More than 100 people braved chilly winds to gather at the state Capitol on Saturday to protest California's passing of a constitutional amendment to prohibit same-sex marriage.
But while a California initiative sparked the rally in Santa Fe, the protest was a foreshadowing of an issue that almost certainly will be a heated one in the upcoming session of the state Legislature.
"We need to storm the Capitol," said Patti Bushee, Santa Fe's only openly gay city councilor, urging those at the rally to show up at the Legislature — which begins a 60-day session Jan. 20.
Bushee said it's not likely that New Mexico will allow gay marriage in the near future. But she said people should lobby for a bill to give the same rights and responsibilities of marriage to any couple living together.
"This needs to be a priority," Bushee said.

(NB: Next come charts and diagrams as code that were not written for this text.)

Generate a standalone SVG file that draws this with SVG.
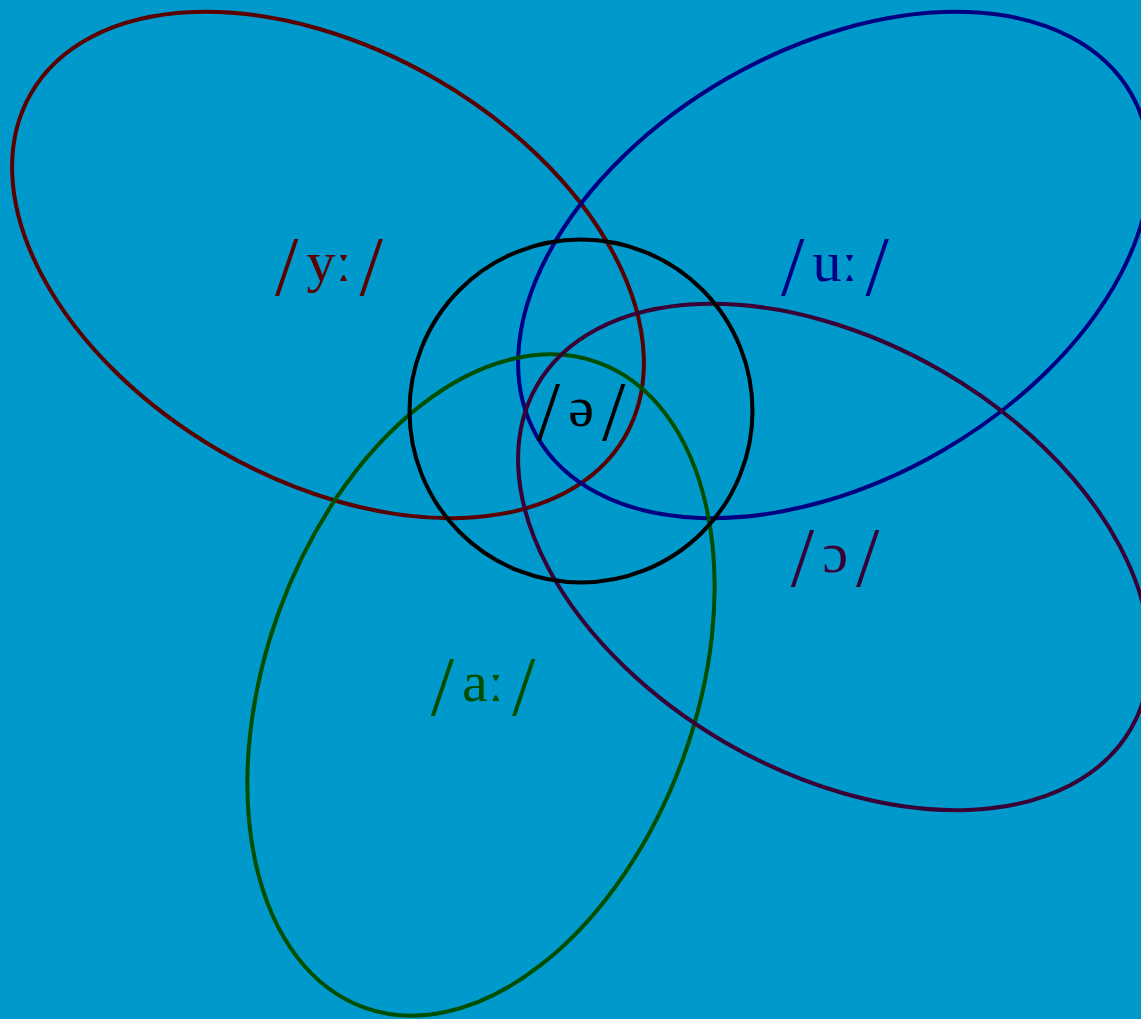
<svg xmlns="http://www.w3.org/2000/svg" width="1141" height="1019" viewBox="0 0 1141 1019">
<style>
.e{fill:none;stroke-width:4}
.t{font-family:"Liberation Serif","DejaVu Serif",serif;font-size:58px;text-anchor:middle}
.s{font-size:84px;font-weight:normal}
</style>
<rect width="1141" height="1019" fill="#0099cc"/>
<g id="connectors"></g>
<g id="set-y"><ellipse class="e" cx="328" cy="265" rx="343" ry="215" transform="rotate(30 328 265)" stroke="#5a0000"/></g>
<g id="set-u"><ellipse class="e" cx="834" cy="265" rx="343" ry="215" transform="rotate(-30 834 265)" stroke="#000080"/></g>
<g id="set-a"><ellipse class="e" cx="481" cy="685" rx="343" ry="215" transform="rotate(-70 481 685)" stroke="#004f00"/></g>
<g id="set-o"><ellipse class="e" cx="834" cy="557" rx="343" ry="215" transform="rotate(30 834 557)" stroke="#380035"/></g>
<g id="set-schwa"><circle class="e" cx="581" cy="411" r="171.5" stroke="#000"/></g>
<g id="label-y"><text class="t" x="329" y="281" fill="#5a0000"><tspan class="s" dy="14">/</tspan><tspan dx="8" dy="-14">yː</tspan><tspan class="s" dx="8" dy="14">/</tspan></text></g>
<g id="label-u"><text class="t" x="835" y="281" fill="#000080"><tspan class="s" dy="14">/</tspan><tspan dx="8" dy="-14">uː</tspan><tspan class="s" dx="8" dy="14">/</tspan></text></g>
<g id="label-schwa"><text class="t" x="581" y="426" fill="#000"><tspan class="s" dy="14">/</tspan><tspan dx="8" dy="-14">ə</tspan><tspan class="s" dx="8" dy="14">/</tspan></text></g>
<g id="label-o"><text class="t" x="835" y="572" fill="#380035"><tspan class="s" dy="14">/</tspan><tspan dx="8" dy="-14">ɔ</tspan><tspan class="s" dx="8" dy="14">/</tspan></text></g>
<g id="label-a"><text class="t" x="483" y="701" fill="#004f00"><tspan class="s" dy="14">/</tspan><tspan dx="8" dy="-14">aː</tspan><tspan class="s" dx="8" dy="14">/</tspan></text></g>
</svg>
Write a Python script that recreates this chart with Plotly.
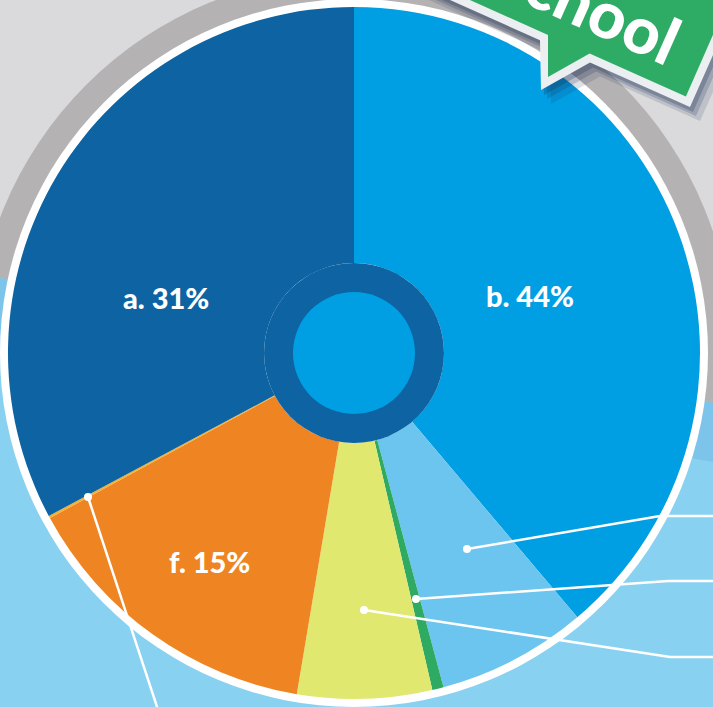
import math
import plotly.graph_objects as go

W, H = 713, 707

# ---- data (slice shares, clockwise from 12 o'clock) ----
categories = ["b", "c", "d", "e", "f", "g", "a"]
values = [38.83, 7.0, 0.53, 6.28, 14.44, 0.11, 32.8]
slice_colors = ["#009fe3", "#6cc5ee", "#2eaa63", "#e0e870", "#ee8422", "#f2b134", "#0e63a2"]
label_texts = ["a. 31%", "b. 44%", "f. 15%"]
banner_text = "school"

# ---- geometry helpers (pixel -> paper) ----
CX, CY, R = 354, 353, 346


def px(x):
    return x / W


def py(y):
    return 1 - y / H


def circle(cx, cy, r, color, layer):
    return dict(type="circle", xref="paper", yref="paper",
                x0=px(cx - r), x1=px(cx + r), y0=py(cy + r), y1=py(cy - r),
                fillcolor=color, line=dict(width=0), layer=layer)


def path(points, color=None, line_color=None, lw=0, layer="above", closed=True):
    d = "M " + " L ".join(f"{px(x):.5f},{py(y):.5f}" for x, y in points)
    if closed:
        d += " Z"
    s = dict(type="path", xref="paper", yref="paper", path=d, layer=layer,
             line=dict(width=lw, color=line_color or "rgba(0,0,0,0)"))
    if color:
        s["fillcolor"] = color
    return s


shapes = []
# background pieces (below the pie)
shapes.append(circle(CX, CY, 379, "#b4b2b3", "below"))
shapes.append(path([(0, 278), (713, 403), (713, 707), (0, 707)], "#88d1f1", layer="below"))
shapes.append(path([(0, 278), (713, 403), (713, 462), (0, 337)], "#7dc4ea", layer="below"))
shapes.append(circle(CX, CY, 354, "#ffffff", "below"))

# centre ring
shapes.append(circle(CX, CY, 90, "#0e63a2", "above"))
shapes.append(circle(CX, CY, 61, "#009fe3", "above"))

# leader lines
leaders = [
    [(467, 549), (660, 516), (720, 516)],
    [(416, 599), (668, 581), (720, 581)],
    [(364, 610), (670, 657), (720, 657)],
    [(88, 497), (162, 722)],
]
for pts in leaders:
    shapes.append(path(pts, None, "#ffffff", 2.5, closed=False))
    shapes.append(circle(pts[0][0], pts[0][1], 4, "#ffffff", "above"))

# banner
outer = [(325, -56), (540, 40.3), (541, 90), (590, 62.5), (690, 107), (771, -76), (406, -239)]
inner = [(336, -60), (548, 35), (548, 77), (589.6, 53.6), (685.9, 96.4), (760, -72), (410, -228)]
for dx, dy, a in [(10, 14, 0.14), (6, 9, 0.2), (3, 5, 0.25)]:
    shapes.append(path([(x + dx, y + dy) for x, y in outer], f"rgba(25,45,85,{a})"))
shapes.append(path(outer, "#eceff2"))
shapes.append(path(inner, "#2eac66"))

fig = go.Figure()
fig.add_trace(go.Pie(
    labels=categories, values=values, sort=False, direction="clockwise", rotation=0,
    hole=0.26, textinfo="none", hoverinfo="label+percent",
    marker=dict(colors=slice_colors, line=dict(width=0)),
    domain=dict(x=[px(CX - R), px(CX + R)], y=[py(CY + R), py(CY - R)]),
    showlegend=False,
))

label_font = dict(family="Lato, 'Open Sans', sans-serif", size=29, color="#ffffff", weight=900)
annotations = [
    dict(text=label_texts[0], x=px(166), y=py(297)),
    dict(text=label_texts[1], x=px(530), y=py(295)),
    dict(text=label_texts[2], x=px(209), y=py(561)),
]
for a in annotations:
    a.update(xref="paper", yref="paper", showarrow=False, font=label_font,
             xanchor="center", yanchor="middle")
annotations.append(dict(text=banner_text, x=px(590), y=py(5), xref="paper", yref="paper",
                        showarrow=False, textangle=24, xanchor="center", yanchor="middle",
                        font=dict(family="Lato, 'Open Sans', sans-serif", size=65,
                                  color="#ffffff", weight=900)))

fig.update_layout(
    width=W, height=H, margin=dict(l=0, r=0, t=0, b=0),
    paper_bgcolor="#dadadc", plot_bgcolor="rgba(0,0,0,0)",
    shapes=shapes, annotations=annotations, showlegend=False,
)
fig.write_html("out.html", config=dict(displayModeBar=False))
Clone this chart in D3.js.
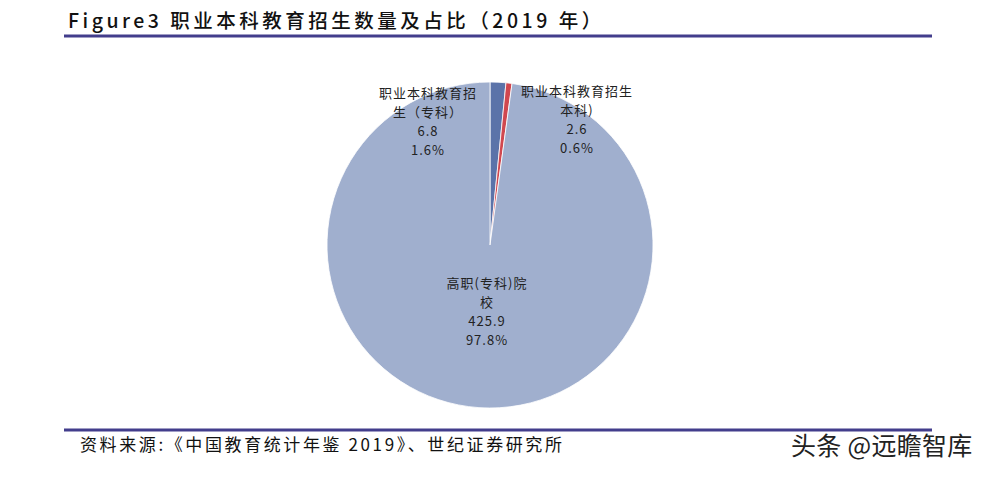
<!DOCTYPE html>
<html><head><meta charset="utf-8">
<script src="https://cdn.jsdelivr.net/npm/d3@7"></script>
<style>body{margin:0;background:#fff;}svg{display:block;}</style>
</head><body>
<svg id="c" width="985" height="477"></svg>
<script>
const categories = ["职业本科教育招生（专科）", "职业本科教育招生（本科）", "高职(专科)院校"];
const values = [6.8, 2.6, 425.9];
const percents = ["1.6%", "0.6%", "97.8%"];
const labelLines = [["职业本科教育招", "生（专科）"], ["职业本科教育招生", "本科)"], ["高职(专科)院", "校"]];
const colors = ["#5B73A9", "#D0474F", "#A0AFCE"];

const svg = d3.select("#c");
const font = "'Noto Sans CJK SC', 'DejaVu Sans', sans-serif";

svg.append("text").attr("x", 68).attr("y", 28).attr("font-family", font)
  .attr("font-size", 19.5).attr("font-weight", 500).attr("fill", "#111")
  .attr("letter-spacing", 3.5)
  .text("Figure3 职业本科教育招生数量及占比（2019 年）");
svg.append("line").attr("x1", 64).attr("x2", 932).attr("y1", 36).attr("y2", 36)
  .attr("stroke", "#423D8C").attr("stroke-width", 3);

const cx = 490, cy = 245, r = 163;
const pie = d3.pie().sort(null).value(d => d)(values);
const arc = d3.arc().innerRadius(0).outerRadius(r);
const g = svg.append("g").attr("transform", `translate(${cx},${cy})`);
g.selectAll("path").data(pie).join("path")
  .attr("d", arc).attr("fill", (d, i) => colors[i])
  .attr("stroke", "#fff").attr("stroke-width", 0.8);

const labelPos = [[-62, -147], [87, -149], [-3, 43]];
pie.forEach((d, i) => {
  const lines = [...labelLines[i], String(values[i]), percents[i]];
  const t = g.append("text").attr("text-anchor", "middle").attr("font-family", font)
    .attr("font-size", 13).attr("letter-spacing", 1).attr("fill", "#222");
  lines.forEach((s, j) => {
    t.append("tspan").attr("x", labelPos[i][0]).attr("y", labelPos[i][1] + j * 19).text(s);
  });
});

svg.append("line").attr("x1", 64).attr("x2", 932).attr("y1", 430).attr("y2", 430)
  .attr("stroke", "#423D8C").attr("stroke-width", 3);
svg.append("text").attr("x", 80).attr("y", 451).attr("font-family", font)
  .attr("font-size", 17).attr("letter-spacing", 2.6).attr("fill", "#111")
  .text("资料来源:《中国教育统计年鉴 2019》、世纪证券研究所");
svg.append("text").attr("x", 791).attr("y", 455).attr("font-family", font)
  .attr("font-size", 25).attr("letter-spacing", 0.3).attr("fill", "#222")
  .text("头条 @远瞻智库");
</script>
</body></html>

She recalled how the first effort to establish domestic partnerships in New Mexico was in 1991. "We always get sold out in the end," Bushee said. Turning to a friend nearby, she said, "Remember when we got sold out for a gas tax?"
Early this year, the state House of Representatives by a two-vote margin passed a domestic-partnership bill, which was supported by Gov. Bill Richardson. However, the bill died in a Senate committee.
Some at the rally expressed hope that a similar bill would have a better chance in this year's Legislature because of Democratic Party gains in the election. Three Republicans in the Senate were defeated in the general election as well as three Republicans in the House (although one of the House Republicans who lost was Rep. Justine Fox Young of Albuquerque, who bucked most of her party by voting for the domestic-partners bill this year.
However, even with three fewer Republicans in the Senate, that chamber remains socially conservative. In 2005, a bill that would prohibit gay marriage by defining marriage as a union of a man and a woman passed the state Senate by a vote of 25 to 12. The bill died in the House.
Because it is a 60-day session, lawmakers can introduce bills pertaining to virtually any issue in the 2009 Legislature. Therefore, it's just as likely that gay-marriage opponents will introduce "defense of marriage" acts, even though such legislation isn't likely to pass.
The Santa Fe protest was one of nearly 100 similar events planned in cities around the country.
Protesters held rainbow flags and signs with messages such as "Our Rights, Your Rights, Human Rights," "Separation of Church and Hate," and "My Wife, My Life, My Choice."
Saturday's rally included a surprise celebrity speaker. Mink Stole, who is best known for her roles in the films of director John Waters, told the crowd that Proposition 8 and other such measures violate human rights. She jokingly suggested that nobody with an IQ lower than 95 be allowed to marry. Stole, who lives in Baltimore, was in the state for a showing of Waters' classic cult movie
Pink Flamingos in Albuquerque on Saturday night.
New Mexico resident Gary Dontzig, a writer and producer of
Murphy Brown, a popular television sitcom in the late 1980s and '90s, told how his partner, with whom he'd lived for more than 30 years, died in 2002. "It was a marriage without a judge to validate it," he said.
When Dontzig told the Santa Fe funeral home that his partner wished to be cremated, he was told that decision would have to come from a "family member."
"Thirty-four years together, and I was being told I wasn't a family member," he said. A sister from Denver was called to approve the cremation, he said. But a few days later, the sister informed him she would be bringing a truck to his house "to take what was theirs."
Said Dontzig, "Like the funeral director, she'd learned what her culture and church had taught her."
Early in the rally, the proceedings were interrupted by the family of the late state Sen. Emilio Naranjo, whose body was brought to lie in state in the Rotunda of the Roundhouse. As the casket was being wheeled along the walkway between Old Santa Fe Trail and the Capitol, the speakers stopped and those who attended stood silent. Later, funeral director Matthew Rivera personally thanked several people at the rally for being respectful.